ANTIPROUFERATIVE EFFECTS ON PROSTATE CELLS
The exact mechanism of action of the antiproliferative effects of nettle extract on prostate cells has not been fully elucidated. Results from several in vitro studies suggest that several mechanisms are responsible.
Reduced prostate cell metabolism and growth may result from inhibition of membrane ATPase activity and decreased binding capacity of sex hormone binding globulin to its receptor on human prostatic membranes. Additionally, reduced 5-alpha dihydrotestosterone binding to proteins in humans has been demonstrated.
One study found that a methanolic extract of stinging nettle roots slows the progression of prostate cancer in both an in vivo model and an in vitro system. One study involving 20 males with prostatic adenoma found that treatment for 7 days with nettle produced a significant drop in zinc level, thought to be a result of altering zinc-testosterone metabolism and diminishing zinc secretion in adenomatous tissue.
Nettle has shown potent antioxidant activity in a range of in-vitro tests: 50, 100 and 250 µg inhibited peroxidation of linoleic acid by 39%, 66% and 98%, respectively, as compared to 30% inhibition demonstrated by 60 µg/mL of alpha-tocopherol.
In the same study, nettle was shown to scavenge free radicals, hydrogen peroxide and superoxide anion radicals and to chelate heavy metals. Ozen and Korkmaz (2003) reported that constituents from nettle can regulate glutathione reductase, glutathione peroxidase, superoxide dismutase and catalase in vivo.

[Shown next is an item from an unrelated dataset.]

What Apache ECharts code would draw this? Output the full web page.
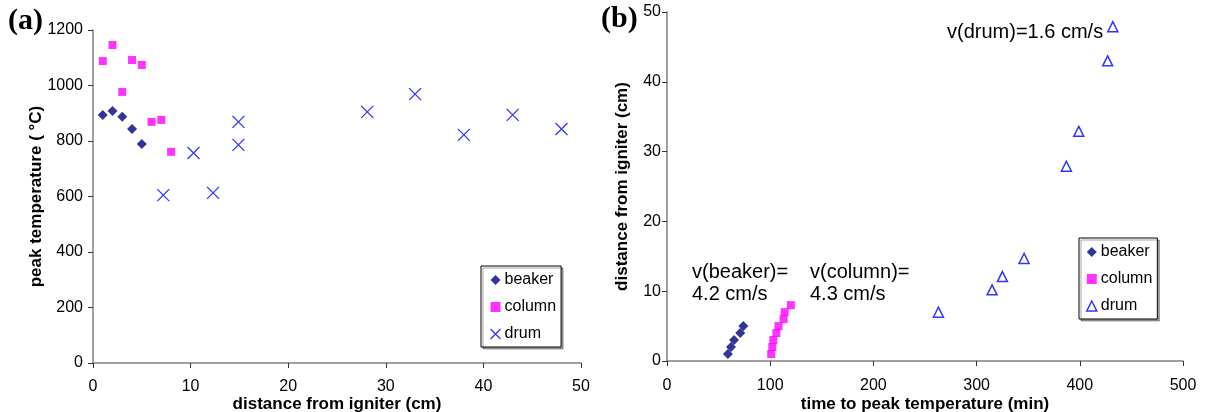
<!DOCTYPE html>
<html>
<head>
<meta charset="utf-8">
<script src="https://cdn.jsdelivr.net/npm/echarts@6/dist/echarts.min.js"></script>
<style>
  html, body { margin: 0; padding: 0; background: #fff; }
  #chart { width: 1205px; height: 412px; }
</style>
</head>
<body>
<div id="chart"></div>
<script>
// (a) peak temperature vs distance from igniter
var beakerDist = [1, 2, 3, 4, 5]
var beakerTemp = [894, 908, 887, 843, 789]
var columnDist = [1, 2, 3, 4, 5, 6, 7, 8]
var columnTemp = [1088, 1146, 977, 1092, 1074, 869, 876, 761]
var drumDist = [7.2, 10.3, 12.3, 14.9, 14.9, 28.1, 33, 38, 43, 48]
var drumTemp = [605, 757, 613, 869, 786, 905, 969, 822, 894, 843]

// (b) distance from igniter vs time to peak temperature
var beakerTime = [59, 62, 65, 71, 74]
var beakerPos = [1, 2, 3, 4, 5]
var columnTime = [101, 102, 103, 106, 108, 113, 114, 120]
var columnPos = [1, 2, 3, 4, 5, 6, 7, 8]
var drumTime = [263, 315, 325, 346, 387, 399, 427, 432]
var drumPos = [7, 10.2, 12.1, 14.7, 27.9, 32.9, 43, 47.9]

var seriesNames = ['beaker', 'column', 'drum']

function pairs(xs, ys) {
    return xs.map(function(x, i) { return [x, ys[i]] })
}

var navy = '#000080'
var magenta = '#FF00FF'
var blue = '#0000FF'
var axisGray = '#808080'
var font = 'Liberation Sans, Arial, sans-serif'
var crossPath = 'path://M0,0L10,10M10,0L0,10'

function axisCommon() {
    return {
        type: 'value',
        splitLine: { show: false },
        axisLine: { show: true, lineStyle: { color: axisGray, width: 1.5 } },
        axisTick: { show: true, length: 5, lineStyle: { color: '#333', width: 1 } },
        axisLabel: {
            color: '#000', fontSize: 16, fontFamily: font,
            formatter: function(v) { return String(v) } // no thousands separator
        },
        nameLocation: 'middle',
        nameMoveOverlap: false,
        nameTextStyle: { color: '#000', fontSize: 17, fontWeight: 'bold', fontFamily: font }
    }
}

function legendOpt(left, top, drumIcon, drumStyle) {
    return {
        orient: 'vertical',
        left: left,
        top: top,
        padding: [6, 5, 5, 7],
        itemGap: 11,
        itemWidth: 10,
        itemHeight: 10,
        borderColor: '#000',
        borderWidth: 1,
        backgroundColor: '#fff',
        shadowColor: 'rgba(0,0,0,0.35)',
        shadowOffsetX: 2,
        shadowOffsetY: 2,
        shadowBlur: 0,
        textStyle: { color: '#000', fontSize: 16, fontFamily: font, padding: [0, 0, 0, -1] },
        data: [
            { name: seriesNames[0], icon: 'diamond', itemStyle: { color: navy } },
            { name: seriesNames[1], icon: 'rect', itemStyle: { color: magenta } },
            { name: seriesNames[2], icon: drumIcon, itemStyle: drumStyle }
        ]
    }
}

var xA = axisCommon()
xA.gridIndex = 0
xA.min = 0; xA.max = 50; xA.interval = 10
xA.name = 'distance from igniter (cm)'
xA.nameGap = 33
xA.axisLabel.margin = 16

var yA = axisCommon()
yA.gridIndex = 0
yA.min = 0; yA.max = 1200; yA.interval = 200
yA.name = 'peak temperature ( °C)'
yA.nameGap = 48
yA.axisLabel.margin = 10

var xB = axisCommon()
xB.gridIndex = 1
xB.min = 0; xB.max = 500; xB.interval = 100
xB.name = 'time to peak temperature (min)'
xB.nameGap = 35
xB.axisLabel.margin = 17

var yB = axisCommon()
yB.gridIndex = 1
yB.min = 0; yB.max = 50; yB.interval = 10
yB.name = 'distance from igniter (cm)'
yB.nameGap = 36
yB.axisLabel.margin = 6

var option = {
    backgroundColor: '#fff',
    animation: false,
    grid: [
        { left: 93, top: 30, right: 624, bottom: 49, outerBoundsMode: 'none', containLabel: false },
        { left: 667, top: 12, right: 22, bottom: 51, outerBoundsMode: 'none', containLabel: false }
    ],
    xAxis: [xA, xB],
    yAxis: [yA, yB],
    legend: [
        legendOpt(481, 266, crossPath, { color: 'none', borderColor: blue, borderWidth: 1.3 }),
        legendOpt(1079, 238, 'triangle', { color: '#fff', borderColor: blue, borderWidth: 1.5 })
    ],
    series: [
        {
            name: 'beaker', type: 'scatter', xAxisIndex: 0, yAxisIndex: 0,
            symbol: 'diamond', symbolSize: 10,
            itemStyle: { color: navy },
            data: pairs(beakerDist, beakerTemp)
        },
        {
            name: 'column', type: 'scatter', xAxisIndex: 0, yAxisIndex: 0,
            symbol: 'rect', symbolSize: 8,
            itemStyle: { color: magenta },
            data: pairs(columnDist, columnTemp)
        },
        {
            name: 'drum', type: 'scatter', xAxisIndex: 0, yAxisIndex: 0,
            symbol: crossPath, symbolSize: 12,
            itemStyle: { color: 'none', borderColor: blue, borderWidth: 1.3 },
            data: pairs(drumDist, drumTemp)
        },
        {
            name: 'beaker', type: 'scatter', xAxisIndex: 1, yAxisIndex: 1,
            symbol: 'diamond', symbolSize: 10,
            itemStyle: { color: navy },
            data: pairs(beakerTime, beakerPos)
        },
        {
            name: 'column', type: 'scatter', xAxisIndex: 1, yAxisIndex: 1,
            symbol: 'rect', symbolSize: 8,
            itemStyle: { color: magenta },
            data: pairs(columnTime, columnPos)
        },
        {
            name: 'drum', type: 'scatter', xAxisIndex: 1, yAxisIndex: 1,
            symbol: 'triangle', symbolSize: 10,
            itemStyle: { color: '#fff', borderColor: blue, borderWidth: 1.5 },
            data: pairs(drumTime, drumPos)
        }
    ],
    graphic: [
        {
            type: 'text', left: 8, top: 6,
            style: { text: '(a)', fill: '#000', font: 'bold 30px "Liberation Serif", "Times New Roman", serif' }
        },
        {
            type: 'text', left: 601, top: 4,
            style: { text: '(b)', fill: '#000', font: 'bold 30px "Liberation Serif", "Times New Roman", serif' }
        },
        {
            type: 'text', left: 692, top: 261,
            style: { text: 'v(beaker)=\n4.2 cm/s', fill: '#000', lineHeight: 22, font: '20px "Liberation Sans", Arial, sans-serif' }
        },
        {
            type: 'text', left: 810, top: 261,
            style: { text: 'v(column)=\n4.3 cm/s', fill: '#000', lineHeight: 22, font: '20px "Liberation Sans", Arial, sans-serif' }
        },
        {
            type: 'text', left: 947, top: 21,
            style: { text: 'v(drum)=1.6 cm/s', fill: '#000', lineHeight: 22, font: '20px "Liberation Sans", Arial, sans-serif' }
        }
    ]
}

var chart = echarts.init(document.getElementById('chart'))
chart.setOption(option)
window.addEventListener('resize', function() {
    chart.resize()
})
</script>
</body>
</html>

The fixed oil of nettle has demonstrated strong antioxidant activity in mice treated with carbon tetrachloride, by decreasing lipid peroxidation and increasing antioxidant status. Nettle extract is significantly effective in preventing fibrosis in liver tissue from carbon tetrachloride damage in vivo. Dried nettle added to the diet of rats decreased cerebral free radicals after forced-swim tests.